「今の自動運転社会は自動車メーカーなどの供給者側の発信で、ドライバーや一般市民など、利用者側にとって都市や地域がどう変わるかが議論されていない」―総合シンクタンクの三菱総合研究所は自動運転が人々の生活や地域、観光にどんな影響を与えるか予測するため「自動運転・モビリティサービスで変わる未来懇談会」を設立した。
自動運転技術の急速な進化によって、近い将来、完全自動運転社会が到来し、ドライバーレス自動運転車による通勤など、未来の車社会が想定されている。これらは主にITを使った産業革命を進める意向の政府や、自動運転を開発する側の自動車メーカーが想定しているものだ。
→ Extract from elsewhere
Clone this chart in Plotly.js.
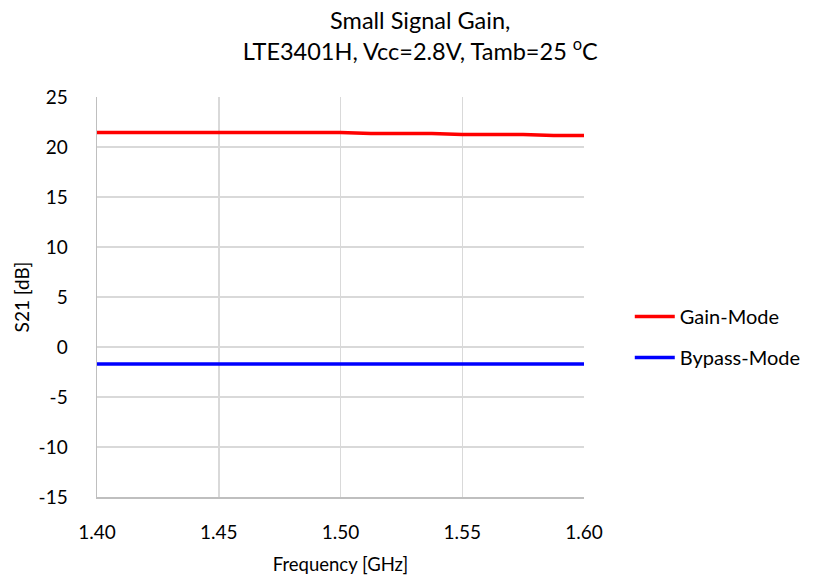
<!DOCTYPE html>
<html><head><meta charset="utf-8">
<script src="https://cdn.plot.ly/plotly-3.0.1.min.js"></script>
<style>html,body{margin:0;padding:0;background:#fff}#c{width:816px;height:582px}</style>
</head><body><div id="c"></div>
<script>
const freq = [1.40, 1.425, 1.45, 1.475, 1.50, 1.5125, 1.525, 1.5375, 1.55, 1.5625, 1.575, 1.5875, 1.60];
const gainMode = [21.45, 21.45, 21.45, 21.45, 21.45, 21.35, 21.35, 21.35, 21.25, 21.25, 21.25, 21.15, 21.15];
const bypassMode = [-1.7, -1.7, -1.7, -1.7, -1.7, -1.7, -1.7, -1.7, -1.7, -1.7, -1.7, -1.7, -1.7];
const xTicks = [1.40, 1.45, 1.50, 1.55, 1.60];
const xTickText = ["1.40", "1.45", "1.50", "1.55", "1.60"];
const yTicks = [-15, -10, -5, 0, 5, 10, 15, 20, 25];
const yTickText = ["-15", "-10", "-5", "0", "5", "10", "15", "20", "25"];

const F = "Lato, 'Open Sans', sans-serif";
const data = [
  {x: freq, y: gainMode, name: "Gain-Mode", legendgroup: "g", mode: "lines", line: {color: "#ff0000", width: 3.5}},
  {x: freq, y: bypassMode, name: "Bypass-Mode", legendgroup: "b", mode: "lines", line: {color: "#0000ff", width: 3.5}}
];
const layout = {
  width: 816, height: 582,
  margin: {l: 97, r: 232, t: 97, b: 85, autoexpand: false},
  paper_bgcolor: "#fff", plot_bgcolor: "#fff",
  font: {family: F, color: "#000", size: 19},
  title: {text: "Small Signal Gain,<br>LTE3401H, Vcc=2.8V, Tamb=25 <sup>o</sup>C", x: 0.515, xanchor: "center", y: 0.95, yanchor: "middle", font: {family: F, size: 23.5}},
  xaxis: {range: [1.40, 1.60], tickvals: xTicks, ticktext: xTickText, showgrid: true, gridcolor: "#d9d9d9", gridwidth: 1.5,
    showline: true, linecolor: "#bfbfbf", linewidth: 1.5, ticks: "", ticklabelstandoff: 18, zeroline: false,
    tickfont: {family: F, size: 19},
    title: {text: "Frequency [GHz]", font: {family: F, size: 18.5}, standoff: 16}},
  yaxis: {range: [-15, 25], tickvals: yTicks, ticktext: yTickText, showgrid: true, gridcolor: "#d9d9d9", gridwidth: 1.5,
    showline: true, linecolor: "#bfbfbf", linewidth: 1.5, zeroline: false, ticks: "", ticklabelstandoff: 24,
    tickfont: {family: F, size: 19},
    title: {text: "S21 [dB]", font: {family: F, size: 19}, standoff: 4}},
  legend: {x: 1.094, xanchor: "left", y: 0.4, yanchor: "middle", font: {family: F, size: 20}, itemwidth: 40, tracegroupgap: 12, traceorder: "grouped", bgcolor: "rgba(0,0,0,0)"},
  showlegend: true
};
Plotly.newPlot("c", data, layout, {displayModeBar: false, staticPlot: true});
</script></body></html>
これに対して懇談会の座長を務める岸博幸慶應義塾大学教授は「近未来に自動運転が実現して、世の中が大きく変わるというが、本当に変わるのか」と疑問を呈する。懇談会では、2030年をターゲットに、高速道路では、ほぼ自動運転レベル4(限定地域での完全自動運転)が実現するものの、一般公道では衝突被害軽減ブレーキなどの先進運転支援システム(ADAS)が高度化する程度と想定する。ドライバーレスの自動運転車は地方で専用レーンを走行する自動運転バスが実用化されているほか、小型モビリティや、カーシェアリングは普及していると予想する。こうした状況下、自動運転で社会がどう変わるのか、2030年の暮らしや地域、観光がどう変わっているのか、住民や社会の視点で「地に足の着いた議論」をするため懇談会を設立した。
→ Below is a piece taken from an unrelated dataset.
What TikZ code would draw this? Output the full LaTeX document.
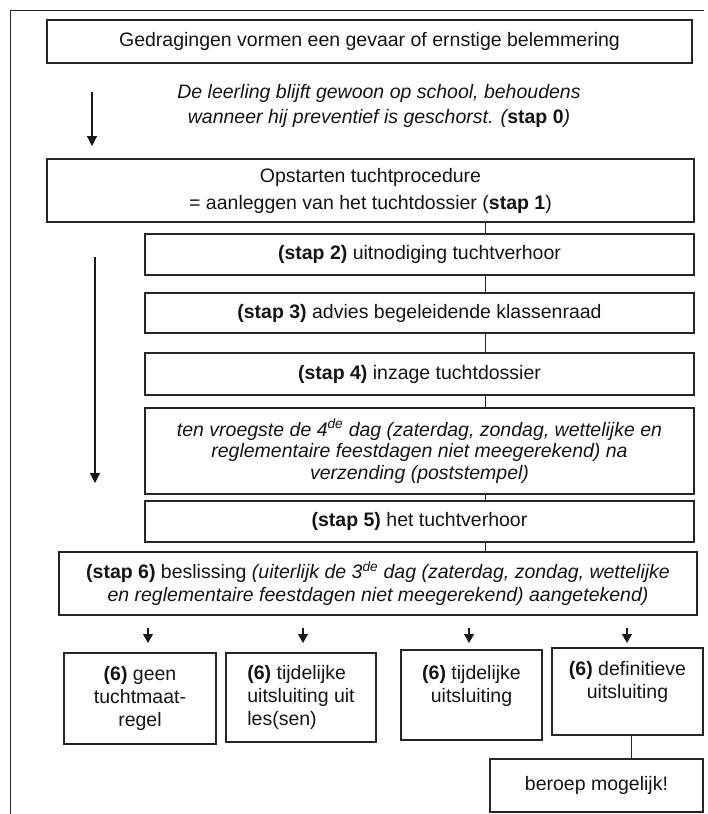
\documentclass[tikz,border=0pt]{standalone}
\usepackage{fontspec}
\setmainfont{Liberation Sans}
\usetikzlibrary{arrows.meta}
\begin{document}
\begin{tikzpicture}[x=1pt,y=-1pt,
  txt/.style={font=\fontsize{19.5}{23}\selectfont, text=black!92},
  ittxt/.style={font=\fontsize{19.5}{23}\selectfont\itshape, text=black!92},
  box/.style={draw=black!85, line width=1.1pt, align=center, inner sep=0pt},
  link/.style={draw=black!85, line width=1pt},
  arr/.style={draw=black!90, line width=1.1pt, -{Triangle[length=10pt,width=10pt]}},
  sarr/.style={draw=black!90, line width=1.1pt, -{Triangle[length=9pt,width=10pt]}},
]
\useasboundingbox (0,0) rectangle (707,814);
% outer frame
\coordinate (fr1) at (704,10);
\coordinate (fr2) at (10,10);
\coordinate (fr3) at (10,814);
\draw[link] (fr1) -- (fr2) -- (fr3);

\node[box, txt, minimum width=645pt, minimum height=43pt] (b1) at (369.5,41.5)
  {Gedragingen vormen een gevaar of ernstige belemmering};
\node[ittxt, font=\fontsize{19.5}{25}\selectfont\itshape, align=center, inner sep=0pt] (s0) at (379,105.5)
  {De leerling blijft gewoon op school, behoudens\\wanneer hij preventief is geschorst. (\textbf{\upshape stap 0})};
\coordinate (a0s) at (92,92);
\coordinate (a0e) at (92,146);
\draw[arr] (a0s) -- (a0e);

\node[box, txt, font=\fontsize{19.5}{27}\selectfont, minimum width=647pt, minimum height=63pt] (s1) at (370.5,190.5)
  {Opstarten tuchtprocedure\\= aanleggen van het tuchtdossier (\textbf{stap 1})};
\node[box, txt, minimum width=549pt, minimum height=41pt] (s2) at (419.5,254.5)
  {\textbf{(stap 2)} uitnodiging tuchtverhoor};
\node[box, txt, minimum width=549pt, minimum height=40pt] (s3) at (419.5,313)
  {\textbf{(stap 3)} advies begeleidende klassenraad};
\node[box, txt, minimum width=549pt, minimum height=42pt] (s4) at (419.5,374)
  {\textbf{(stap 4)} inzage tuchtdossier};
\node[box, ittxt, font=\fontsize{19.5}{21.5}\selectfont\itshape, minimum width=549pt, minimum height=86pt] (tv) at (419.5,451)
  {ten vroegste de 4\textsuperscript{de} dag (zaterdag, zondag, wettelijke en\\reglementaire feestdagen niet meegerekend) na\\verzending (poststempel)};
\node[box, txt, minimum width=549pt, minimum height=41pt] (s5) at (419.5,521.5)
  {\textbf{(stap 5)} het tuchtverhoor};
\node[box, txt, minimum width=638pt, minimum height=63pt] (s6) at (378,583.5)
  {\textbf{(stap 6)} beslissing \textit{(uiterlijk de 3\textsuperscript{de} dag (zaterdag, zondag, wettelijke}\\\textit{en reglementaire feestdagen niet meegerekend) aangetekend)}};

\coordinate (cx) at (485,0);
\draw[link] (s1.south -| cx) -- (s2.north -| cx);
\draw[link] (s2.south -| cx) -- (s3.north -| cx);
\draw[link] (s3.south -| cx) -- (s4.north -| cx);
\draw[link] (s4.south -| cx) -- (tv.north -| cx);
\draw[link] (tv.south -| cx) -- (s5.north -| cx);
\draw[link] (s5.south -| cx) -- (s6.north -| cx);

\coordinate (a1s) at (95,257);
\coordinate (a1e) at (95,483);
\draw[arr] (a1s) -- (a1e);

% small arrows
\foreach \i/\x in {1/148,2/303,3/469,4/627}{
  \coordinate (p\i s) at (\x,628);
  \coordinate (p\i e) at (\x,643);
  \draw[sarr] (p\i s) -- (p\i e);
}

\node[box, txt, minimum width=152pt, minimum height=91pt] (o1) at (140,698.5)
  {\textbf{(6)} geen\\tuchtmaat-\\regel};
\node[box, txt, align=left, minimum width=150pt, minimum height=89pt] (o2) at (301,697.5)
  {\textbf{(6)} tijdelijke\\uitsluiting uit\\les(sen)};
\node[box, txt, minimum width=141pt, minimum height=90pt] (o3) at (471.5,695)
  {\textbf{(6)} tijdelijke\\uitsluiting\\\mbox{}};
\node[box, txt, minimum width=151pt, minimum height=87pt] (o4) at (627.5,691.5)
  {\textbf{(6)} definitieve\\uitsluiting\\\mbox{}};
\node[box, txt, minimum width=213pt, minimum height=53pt] (ber) at (596.5,785.5)
  {beroep mogelijk!};
\coordinate (bx) at (631,0);
\draw[link] (o4.south -| bx) -- (ber.north -| bx);
\end{tikzpicture}
\end{document}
懇談会では、2030年に普及している自動運転技術を想定した上で「ドライバーのライフスタイルがどう変わるのか」「地域や市民生活がどのような影響を受けるのか」「より快適なカーライフを実現し、より効果的な経済効果をもたらすためには、国や民間がどのような対策をするべきか」を議論する。
自動運転の活用方法は、地域によって大きく異なることが予想される。このため、観光地、地方都市、都市郊外、都心部、地方中山間・島嶼部の5つの地域区分に分けて、変化を議論する。岸教授は、自動運転の普及で「人口30万人程度で衣・食・住が完結する生活しやすい環境が整う。地方都市で人間らしい生活ができる可能性がある」と予想する。また、移動が楽になる自動運転によって観光のニーズが増加し、メガ観光地が創出されると予想。「自動運転が地域や経済に与えるインパクトは大きく、自動運転のメリットを最大限得るための環境整備は自動車メーカーなどの供給者目線では足りない」(岸教授)と指摘する。
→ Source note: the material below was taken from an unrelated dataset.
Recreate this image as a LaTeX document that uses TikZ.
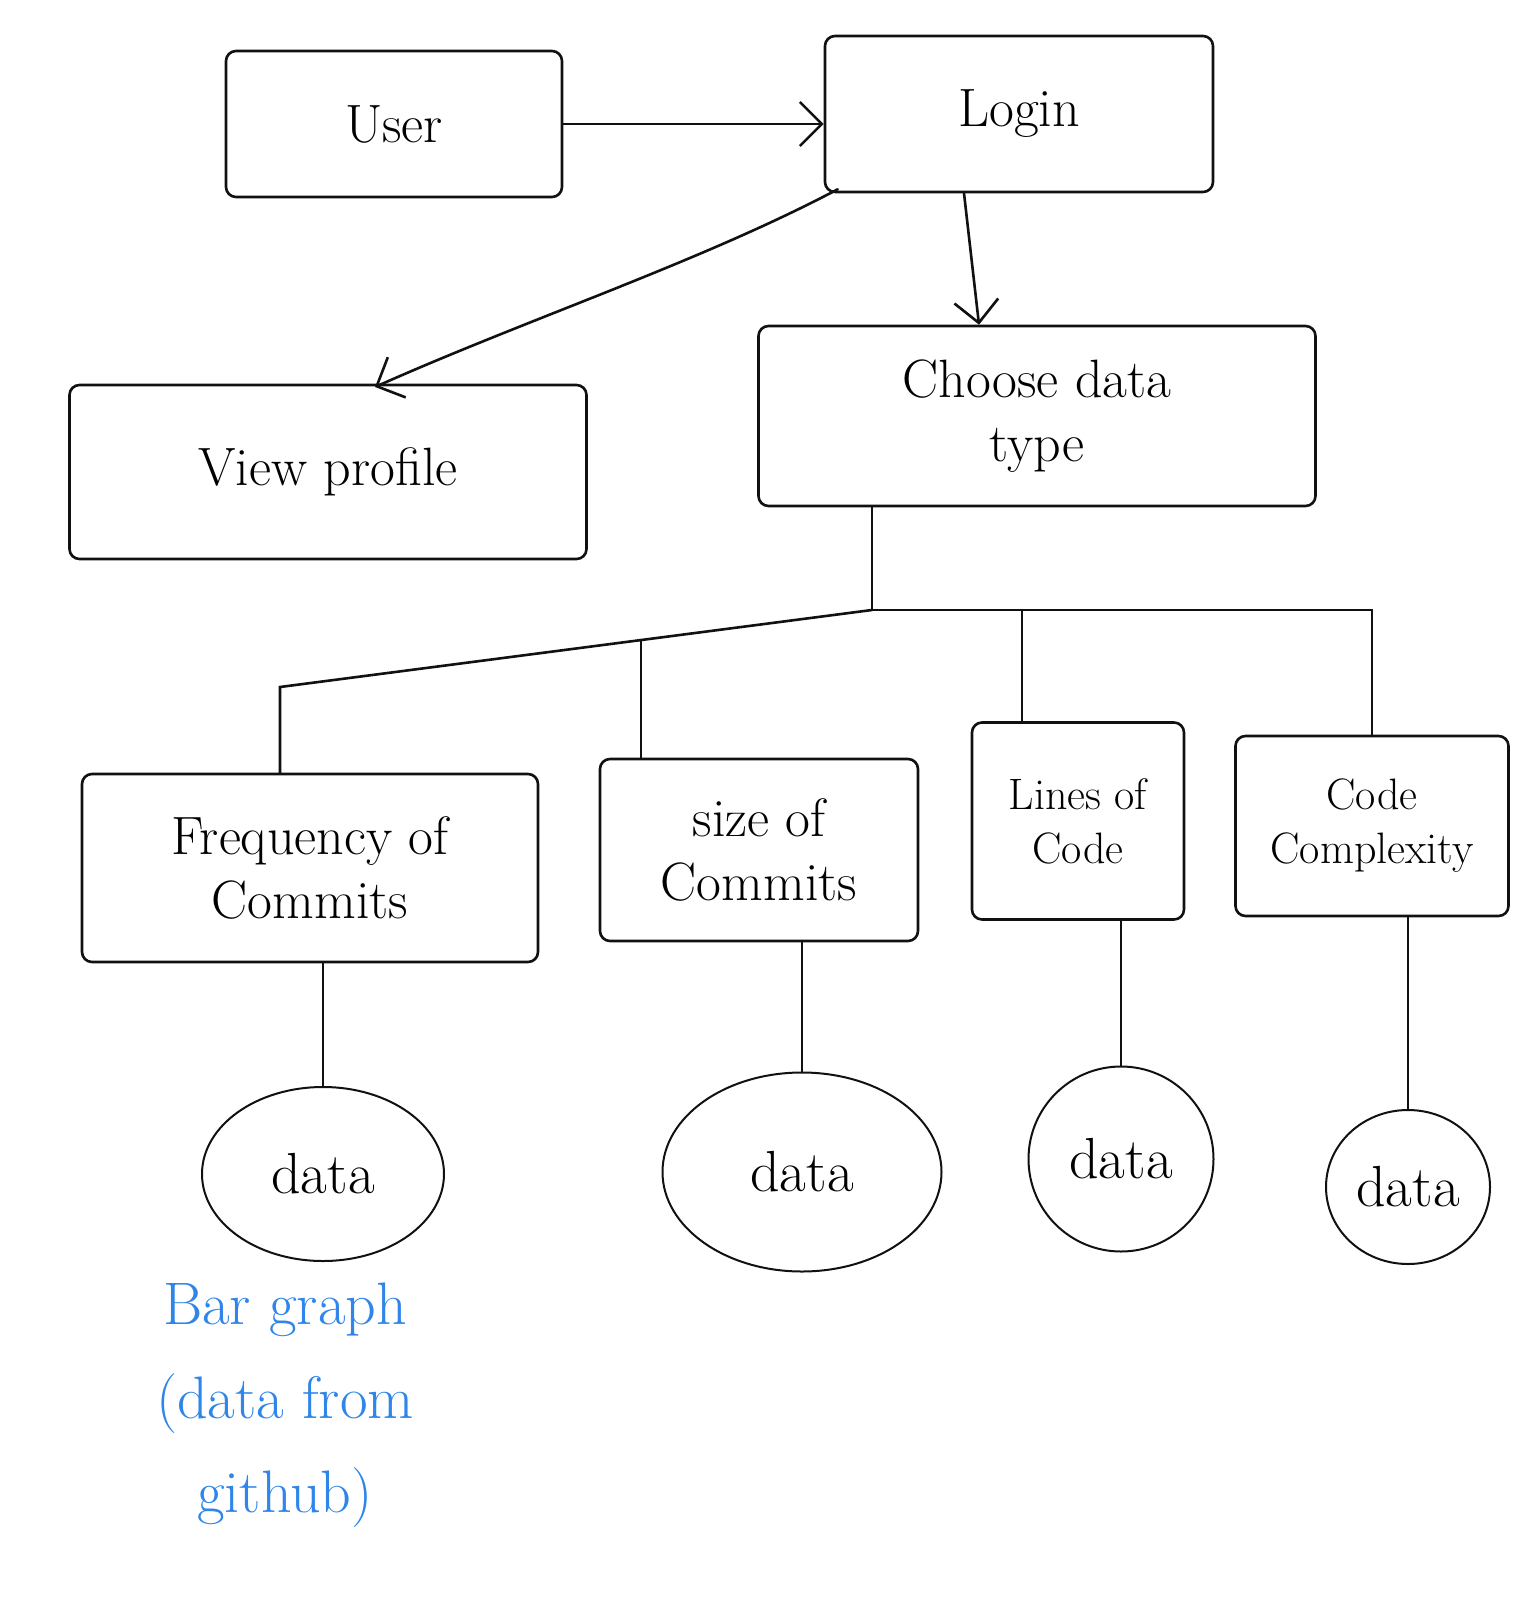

懇談会では、自動運転のメリットを享受するためには、レンタカーとカーシェア事業の運営と利用両方のハードルを下げることや、メガ観光都市に向けた受け入れ体制の環境整備、ニューエコノミック形成に向けたオフィスや産業の積極的な誘致、交通要素に対応した道路環境整備などを提言する方針だ。
岸教授は「世界一高齢化が進んでいる日本で、自動運転を活用したモビリティサービスを実現することは新しいビジネスモデルを(今後高齢化が進む)世界各地に提示することにもつながるはず」としている。
懇談会では今後、地域住民などに対するアンケートなども実施して今秋にとりまとめる予定だ。